Monday, Apr. 23, 1945
Cosmic Error?
How old is the Milky Way? Astronomers have long considered it one of the older galaxies; Sir James Jeans deduced from its shape that the Milky Way (which includes the Earth) is probably in an advanced stage of senility. But this week one of the world's most eminent authorities on galaxies, Harvard's Professor Harlow Shapley, suggested that Sir James had it all backward. According to Shapley's theory, the Milky Way is in the first, not the last, stage of evolution.
Astronomers have observed that galaxies seem to come in four shapes: 1) spherical, 2) elliptical (like an egg), 3) tightly spiral (like a watch spring) and 4) loosely spiral (like a pinwheel). The Milky Way is a pinwheel. Sir James reasoned that a spherical galaxy spinning in space, like a whirling ball of soft butter, must spread out at the edges and flatten in the center and become more & more disk-shaped, thus evolving from a ball to a spiral. Therefore, said he, a sphere must be the first stage in galactic evolution and a spiral the last.

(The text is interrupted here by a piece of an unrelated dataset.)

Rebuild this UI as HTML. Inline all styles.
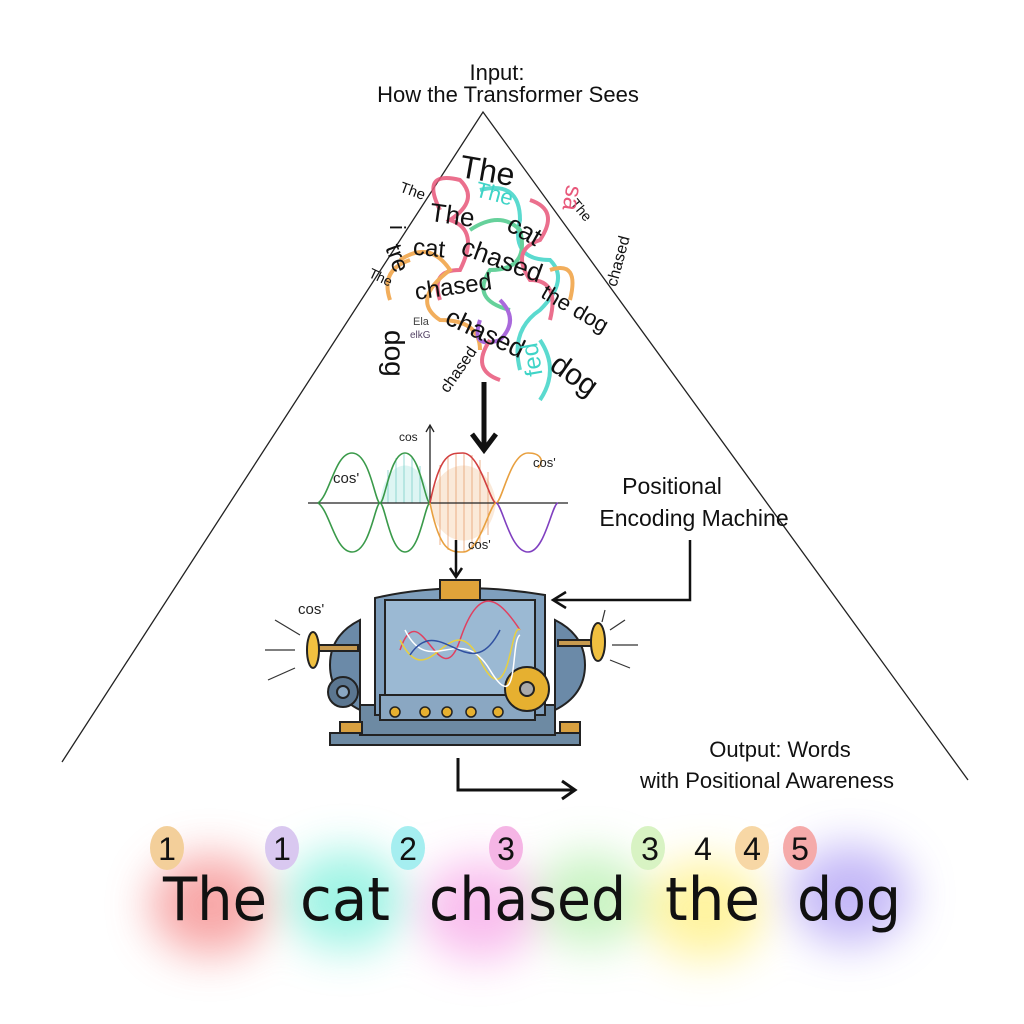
<!DOCTYPE html>
<html><head><meta charset="utf-8"><style>
html,body{margin:0;padding:0;background:#fff;}
svg{display:block;font-family:"Liberation Sans","DejaVu Sans",sans-serif;}
</style></head><body>
<svg width="1024" height="1024" viewBox="0 0 1024 1024" xmlns="http://www.w3.org/2000/svg">
<defs>
<filter id="bl" x="-60%" y="-60%" width="220%" height="220%"><feGaussianBlur stdDeviation="22"/></filter>
</defs>
<rect width="1024" height="1024" fill="#fff"/>
<!-- triangle -->
<path d="M62,762 L483,112 L968,780" fill="none" stroke="#222" stroke-width="1.3"/>
<text x="497" y="80" font-size="22" text-anchor="middle" fill="#111">Input:</text>
<text x="508" y="102" font-size="22" text-anchor="middle" fill="#111">How the Transformer Sees</text>

<!-- colored scribbles -->
<g fill="none" stroke-width="4" opacity="0.85">
<path d="M440,210 q-20,-40 20,-30 q20,20 -10,40 q30,10 10,50 q-30,0 -20,30" stroke="#e8577a"/>
<path d="M480,190 q40,-10 40,30 q-10,40 30,40 q20,20 -10,50 q-30,20 -20,60" stroke="#3fd4c7"/>
<path d="M400,260 q30,-20 50,10 q-40,30 -10,50 q40,0 40,30" stroke="#f0a040"/>
<path d="M470,230 q30,-20 50,0 q10,40 -30,40 q-20,30 20,40" stroke="#4cc98a"/>
<path d="M500,300 q20,20 0,40 q-30,10 -20,-20" stroke="#9b4fd6"/>
<path d="M530,200 q30,10 10,40 q-30,10 -10,40 q30,0 20,40" stroke="#e8577a"/>
<path d="M390,300 q-10,-30 20,-40" stroke="#f0a040"/>
<path d="M540,340 q20,30 0,60" stroke="#3fd4c7"/>
<path d="M490,340 q-20,30 10,40" stroke="#e8577a"/>
<path d="M550,270 q30,-10 20,30" stroke="#f0a040"/>
</g>
<!-- jumbled text -->
<g fill="#111">
<text x="460" y="182" font-size="32" transform="rotate(10 490 170)">The</text>
<text x="400" y="195" font-size="15" transform="rotate(20 410 190)">The</text>
<text x="567" y="210" font-size="14" transform="rotate(50 575 210)">The</text>
<text x="430" y="225" font-size="26" transform="rotate(8 460 215)">The</text>
<text x="505" y="240" font-size="26" transform="rotate(30 525 235)">cat</text>
<text x="413" y="257" font-size="24" transform="rotate(5 440 250)">cat</text>
<text x="460" y="268" font-size="26" transform="rotate(20 500 260)">chased</text>
<text x="415" y="295" font-size="24" transform="rotate(-8 450 290)">chased</text>
<text x="380" y="265" font-size="24" transform="rotate(70 395 260)">tre</text>
<text x="385" y="230" font-size="22" transform="rotate(90 390 230)">i</text>
<text x="367" y="280" font-size="14" transform="rotate(25 375 280)">The</text>
<text x="580" y="300" font-size="16" transform="rotate(-75 590 270)">chased</text>
<text x="532" y="315" font-size="22" transform="rotate(30 570 320)">the dog</text>
<text x="350" y="335" font-size="28" transform="rotate(90 370 350)">dog</text>
<text x="440" y="340" font-size="26" transform="rotate(25 480 340)">chased</text>
<text x="425" y="390" font-size="16" transform="rotate(-55 440 370)">chased</text>
<text x="540" y="385" font-size="30" transform="rotate(35 570 390)">dog</text>
<text x="413" y="325" font-size="11" fill="#444">Ela</text>
<text x="410" y="338" font-size="10" fill="#546">elkG</text>
</g>
<text x="560" y="200" font-size="24" fill="#e8577a" transform="rotate(100 570 195)">sa</text>
<text x="475" y="200" font-size="22" fill="#3fd4c7" transform="rotate(15 490 195)">The</text>
<text x="525" y="360" font-size="24" fill="#3fd4c7" transform="rotate(-100 540 360)">fed</text>
<!-- arrow down -->
<path d="M484,382 L484,447" stroke="#111" stroke-width="5"/>
<path d="M472,434 L484,450 L496,434" fill="none" stroke="#111" stroke-width="5"/>

<!-- sine plot -->
<g stroke-width="1" opacity="0.6">
<path d="M380,503 C385,453 425,453 430,503 Z" fill="#c8f0ec" stroke="none"/>
<path d="M430,503 C437,453 490,453 496,503 C490,553 437,553 430,503 Z" fill="#f8dcc0" stroke="none"/>
</g>
<g stroke="#7ccfca" stroke-width="0.8">
<line x1="388" y1="470" x2="388" y2="503"/><line x1="396" y1="458" x2="396" y2="503"/><line x1="404" y1="454" x2="404" y2="503"/><line x1="412" y1="456" x2="412" y2="503"/><line x1="420" y1="466" x2="420" y2="503"/>
</g>
<g stroke="#e8a070" stroke-width="0.8">
<line x1="440" y1="465" x2="440" y2="545"/><line x1="448" y1="457" x2="448" y2="550"/><line x1="456" y1="454" x2="456" y2="552"/><line x1="464" y1="453" x2="464" y2="552"/><line x1="472" y1="455" x2="472" y2="550"/><line x1="480" y1="460" x2="480" y2="546"/><line x1="488" y1="472" x2="488" y2="535"/>
</g>
<line x1="308" y1="503" x2="568" y2="503" stroke="#222" stroke-width="1.3"/>
<line x1="430" y1="505" x2="430" y2="426" stroke="#222" stroke-width="1.3"/>
<path d="M426,432 L430,425 L434,432" fill="none" stroke="#222" stroke-width="1.3"/>
<path d="M318,503 C330,495 335,453 352,453 C370,453 375,503 380,503 C385,503 390,453 405,453 C420,453 425,503 430,503" fill="none" stroke="#3a9a4a" stroke-width="1.6"/>
<path d="M318,503 C330,511 335,552 352,552 C370,552 375,503 380,503 C385,503 390,552 405,552 C420,552 425,503 430,503" fill="none" stroke="#3a9a4a" stroke-width="1.6"/>
<path d="M430,503 C440,453 450,453 463,453 C480,453 490,503 496,503" fill="none" stroke="#d24040" stroke-width="1.6"/>
<path d="M430,503 C440,552 450,552 463,552 C480,552 490,503 496,503 C502,503 510,453 528,453 C540,453 545,460 538,468" fill="none" stroke="#e8a040" stroke-width="1.6"/>
<path d="M496,503 C502,503 510,552 528,552 C545,552 552,503 558,503" fill="none" stroke="#8040c0" stroke-width="1.6"/>
<text x="399" y="441" font-size="12" fill="#222">cos</text>
<text x="333" y="483" font-size="15" fill="#222">cos'</text>
<text x="533" y="467" font-size="13" fill="#222">cos'</text>
<text x="468" y="549" font-size="13" fill="#222">cos'</text>
<text x="672" y="494" font-size="23" text-anchor="middle" fill="#111">Positional</text>
<text x="694" y="526" font-size="23" text-anchor="middle" fill="#111">Encoding Machine</text>
<!-- arrows to machine -->
<path d="M456,540 L456,575" stroke="#111" stroke-width="2.5"/>
<path d="M450,568 L456,577 L462,568" fill="none" stroke="#111" stroke-width="2.5"/>
<path d="M690,540 L690,600 L555,600" fill="none" stroke="#111" stroke-width="2.5"/>
<path d="M566,592 L553,600 L566,608" fill="none" stroke="#111" stroke-width="2.5"/>

<!-- machine -->
<g stroke="#222" stroke-width="2">
<rect x="330" y="733" width="250" height="12" fill="#6d8aa3"/>
<rect x="360" y="705" width="195" height="30" fill="#6d8aa3"/>
<path d="M360,620 q-30,15 -30,45 q0,30 30,45 z" fill="#6b8aa8"/>
<path d="M555,620 q30,15 30,45 q0,30 -30,45 z" fill="#6b8aa8"/>
<path d="M375,598 q80,-18 170,-3 l0,120 l-170,0 z" fill="#7f9fbd"/>
<rect x="385" y="600" width="150" height="100" fill="#9bb9d3"/>
<rect x="440" y="580" width="40" height="20" fill="#e0a33a"/>
<rect x="380" y="695" width="155" height="25" fill="#8aa7c2"/>
<rect x="318" y="645" width="40" height="6" fill="#c89b50"/>
<ellipse cx="313" cy="650" rx="6" ry="18" fill="#f0c040"/>
<rect x="558" y="640" width="40" height="6" fill="#c89b50"/>
<ellipse cx="598" cy="642" rx="7" ry="19" fill="#f0c040"/>
<circle cx="343" cy="692" r="15" fill="#5b7690"/>
<circle cx="343" cy="692" r="6" fill="#8aa7c2"/>
<circle cx="527" cy="689" r="22" fill="#e6b030"/>
<circle cx="527" cy="689" r="7" fill="#aaa"/>
<rect x="340" y="722" width="22" height="11" fill="#d8a040"/>
<rect x="560" y="722" width="20" height="11" fill="#d8a040"/>
</g>
<g fill="none" stroke-width="1.5">
<path d="M400,650 C420,590 440,700 460,640 S500,600 520,630" stroke="#e04060"/>
<path d="M400,640 C430,700 450,600 480,660 S510,620 520,630" stroke="#e8d040"/>
<path d="M405,630 C430,680 460,620 490,670 S510,640 520,635" stroke="#fff"/>
<path d="M410,655 C440,610 470,690 500,630" stroke="#3050a0"/>
</g>
<g fill="#e6b030" stroke="#222" stroke-width="1.5">
<circle cx="395" cy="712" r="5"/><circle cx="425" cy="712" r="5"/><circle cx="447" cy="712" r="5"/><circle cx="471" cy="712" r="5"/><circle cx="498" cy="712" r="5"/>
</g>
<g stroke="#333" stroke-width="1.2">
<line x1="275" y1="620" x2="300" y2="635"/><line x1="265" y1="650" x2="295" y2="650"/><line x1="268" y1="680" x2="295" y2="668"/>
<line x1="625" y1="620" x2="610" y2="630"/><line x1="638" y1="645" x2="612" y2="645"/><line x1="630" y1="668" x2="610" y2="660"/><line x1="605" y1="610" x2="602" y2="622"/>
</g>
<text x="298" y="614" font-size="15" fill="#222">cos'</text>

<!-- output -->
<text x="780" y="757" font-size="22" text-anchor="middle" fill="#111">Output: Words</text>
<text x="767" y="788" font-size="22" text-anchor="middle" fill="#111">with Positional Awareness</text>
<path d="M458,758 L458,790 L573,790" fill="none" stroke="#111" stroke-width="3"/>
<path d="M562,781 L575,790 L562,799" fill="none" stroke="#111" stroke-width="3"/>

<!-- blobs -->
<g filter="url(#bl)" opacity="0.75">
<ellipse cx="210" cy="905" rx="60" ry="50" fill="#f58a8a"/>
<ellipse cx="345" cy="900" rx="60" ry="50" fill="#7ff0dc"/>
<ellipse cx="480" cy="910" rx="60" ry="50" fill="#f7a8e8"/>
<ellipse cx="590" cy="900" rx="55" ry="48" fill="#b8f0b0"/>
<ellipse cx="705" cy="910" rx="60" ry="50" fill="#fff080"/>
<ellipse cx="850" cy="895" rx="60" ry="50" fill="#b0a0f5"/>
</g>
<g>
<ellipse cx="167" cy="848" rx="17" ry="22" fill="#f3cf9a"/>
<ellipse cx="282" cy="848" rx="17" ry="22" fill="#d9c8f0"/>
<ellipse cx="408" cy="848" rx="17" ry="22" fill="#a5eef0"/>
<ellipse cx="506" cy="848" rx="17" ry="22" fill="#f5b5e5"/>
<ellipse cx="648" cy="848" rx="17" ry="22" fill="#d8f3c3"/>
<ellipse cx="752" cy="848" rx="17" ry="22" fill="#f7d7a5"/>
<ellipse cx="800" cy="848" rx="17" ry="22" fill="#f5aaaa"/>
</g>
<g font-size="32" fill="#111" text-anchor="middle">
<text x="167" y="860">1</text><text x="282" y="860">1</text><text x="408" y="860">2</text><text x="506" y="860">3</text>
<text x="650" y="860">3</text><text x="703" y="860">4</text><text x="752" y="860">4</text><text x="800" y="860">5</text>
</g>
<g font-size="60" fill="#111" font-family="'DejaVu Sans','Liberation Sans',sans-serif">
<text x="163" y="920" textLength="104" lengthAdjust="spacingAndGlyphs">The</text>
<text x="300" y="920" textLength="90" lengthAdjust="spacingAndGlyphs">cat</text>
<text x="429" y="920" textLength="197" lengthAdjust="spacingAndGlyphs">chased</text>
<text x="665" y="920" textLength="95" lengthAdjust="spacingAndGlyphs">the</text>
<text x="797" y="920" textLength="104" lengthAdjust="spacingAndGlyphs">dog</text>
</g>
</svg>
</body></html>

But Professor Shapley has noticed that spiral galaxies have many star clusters and star clouds -- a sign of youth, not age. A star cluster, he observed, is unstable. As it rotates, its stars, revolving at various speeds around the cluster's nucleus, are torn apart by "shearing forces" which break up the cluster and disperse the stars evenly through the galaxy.
Shapley further observed that spiral galaxies (especially the Milky Way) have many unstable, relatively short-lived supergiant stars, another sign of immaturity. Because spherical galaxies, on the other hand, have a smooth, stable structure with few star clusters and no supergiants, he concluded that a galaxy evolves from a spiral to a ball, not vice versa.
Dr. Shapley crisply offered this rebuttal to Sir James in a lecture at Philadelphia's Franklin Institute, which this week awarded him its famed Franklin Medal for his galactic researches.